While the Canadian retirement income system is performing well overall, it still requires some assessment to determine its primary goals and how changing one part of the system may affect the other parts, according to a new report by the Office of the Superintendent of Financial Institutions.
“Basically, what we’re trying to say [in the report] is that it’s not possible to achieve all these goals through one single plan, or one single pillar, so this is why many developed countries choose multi-pillar structures for their pensions,” says Assia Billig, acting director for the Office of the Chief Actuary.
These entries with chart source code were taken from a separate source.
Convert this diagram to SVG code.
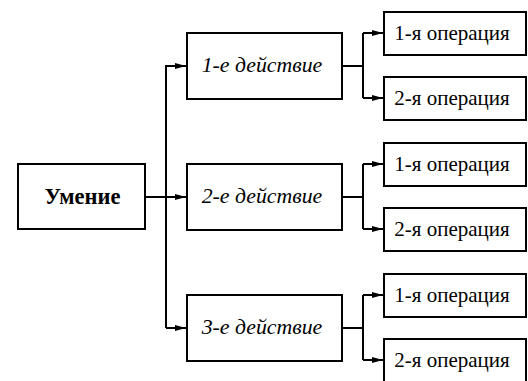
<svg xmlns="http://www.w3.org/2000/svg" width="528" height="381" viewBox="0 0 528 381">
<style>
.box{fill:#fff;stroke:#000;stroke-width:2}
.ln{fill:none;stroke:#000;stroke-width:2}
text{font-family:"Liberation Serif","Times New Roman",serif;fill:#000;text-anchor:middle}
.main{font-size:22.5px;font-weight:bold}
.act{font-size:21.8px;font-style:italic}
.op{font-size:21px}
</style>
<defs>
<marker id="ar" markerWidth="12" markerHeight="8" refX="11" refY="4" orient="auto" markerUnits="userSpaceOnUse">
<path d="M0,1 L11,4 L0,7 Z" fill="#000"/>
</marker>
</defs>
<g id="connectors">
<path class="ln" d="M145,197 H186" marker-end="url(#ar)"/>
<path class="ln" d="M166,328 V66 H186" marker-end="url(#ar)"/>
<path class="ln" d="M166,328 H186" marker-end="url(#ar)"/>
<path class="ln" d="M342,66 H363"/>
<path class="ln" d="M363,33 V98"/>
<path class="ln" d="M363,33 H383" marker-end="url(#ar)"/>
<path class="ln" d="M363,98 H383" marker-end="url(#ar)"/>
<path class="ln" d="M342,197 H363"/>
<path class="ln" d="M363,164 V229"/>
<path class="ln" d="M363,164 H383" marker-end="url(#ar)"/>
<path class="ln" d="M363,229 H383" marker-end="url(#ar)"/>
<path class="ln" d="M342,328 H363"/>
<path class="ln" d="M363,295 V360"/>
<path class="ln" d="M363,295 H383" marker-end="url(#ar)"/>
<path class="ln" d="M363,360 H383" marker-end="url(#ar)"/>
</g>
<g id="skill"><rect class="box" x="18" y="164" width="127" height="65"/><text class="main" x="82.5" y="204">Умение</text></g>
<g id="action1"><rect class="box" x="187" y="33" width="155" height="66"/><text class="act" x="262" y="72">1-е действие</text></g>
<g id="action2"><rect class="box" x="187" y="164" width="155" height="66"/><text class="act" x="262" y="203">2-е действие</text></g>
<g id="action3"><rect class="box" x="187" y="295" width="155" height="66"/><text class="act" x="262" y="334">3-е действие</text></g>
<g id="op1-1"><rect class="box" x="384" y="12" width="142" height="43"/><text class="op" x="452" y="40">1-я операция</text></g>
<g id="op1-2"><rect class="box" x="384" y="77" width="142" height="43"/><text class="op" x="452" y="105">2-я операция</text></g>
<g id="op2-1"><rect class="box" x="384" y="143" width="142" height="43"/><text class="op" x="452" y="171">1-я операция</text></g>
<g id="op2-2"><rect class="box" x="384" y="208" width="142" height="43"/><text class="op" x="452" y="236">2-я операция</text></g>
<g id="op3-1"><rect class="box" x="384" y="274" width="142" height="43"/><text class="op" x="452" y="302">1-я операция</text></g>
<g id="op3-2"><rect class="box" x="384" y="339" width="142" height="43"/><text class="op" x="452" y="367">2-я операция</text></g>
</svg>
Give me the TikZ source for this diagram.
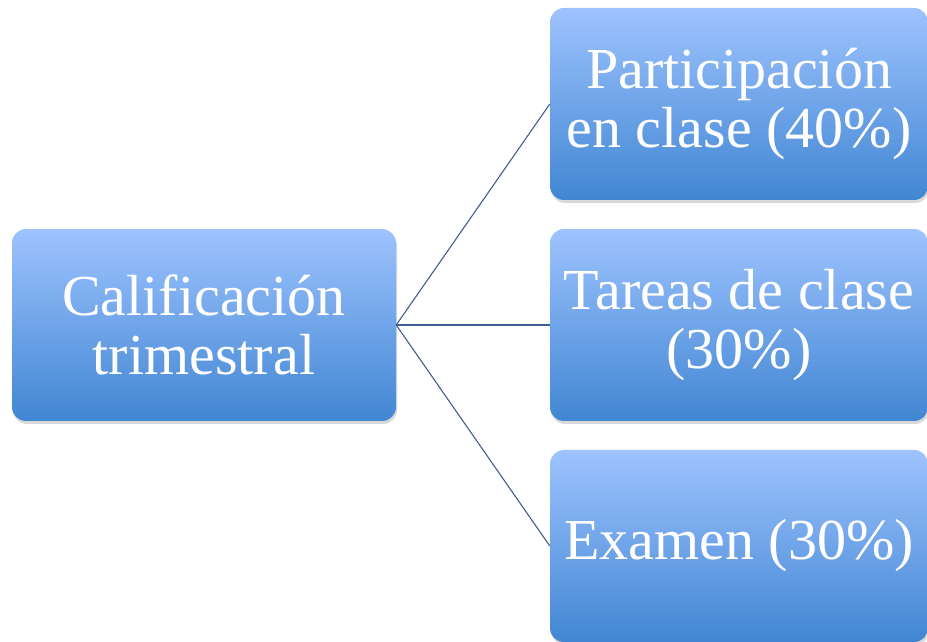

The extension of the Canada Pension Plan is a perfect time to go back to this topic, she says, because the second pillar in the public system is becoming more important. But it’s also about finding a balance between the three pillars. ”In other words, when we look at multi-pillar systems, we need to think about how these pillars will interact, and how these pillars can’t exist one without the other.
“In some countries, for example, in Eastern Europe, they were trying to go more on the one or two pillars system and they weren’t very successful,” says Billig. “They needed to diversify. This paper isn’t purely on Canada. We tried to look around to see what’s happening in Denmark, the Netherlands, Sweden and Canada and other developed countries. For the developing world, the situation will be completely different.”
The report is aiming to show Canada’s strong public pension foundation, which includes the old-age security program, the CPP and the Quebec Pension Plan, she says. “CPP and QPP are an important part of our system. They’re financially sustainable, very well governed and becoming even more important with the expansion of the CPP and QPP. This is especially true for millennials and the next generation who will fully benefit from the expansion.
“So when plan sponsors or individual savers are trying to inform their retirement strategy, they should really take into account the public programs because they provide a good share of the future retirement income to individuals.”
However, the report also indicated that concerns have been mounting over the last few years around retirement savings adequacy based on a number of factions, including the decline in employer-sponsored pension plans. Currently, 62 per cent of the Canadian labour force aren’t in a workplace pension plan, according to the report.
The second factor is financial market volatility and the low interest rate environment resulting from the 2008-09 financial crisis, which complicated how individuals managed their retirement savings strategies.
Designing a pension system or introducing pension reforms isn;t a trivial exercise, and it requires an assessment of the primary goals, noted the report.
“It’s not realistic to expect that one single pension program can achieve all desired objectives,” it said. “Even if such a program existed, it would present significant concentration risk, as the entire retirement system would rely on a single program, akin to putting all your eggs in the same retirement basket.
“If it’s not realistic for a single program to deliver on all the objectives set by policymakers, then it must do so with multiple programs or multiple parts.”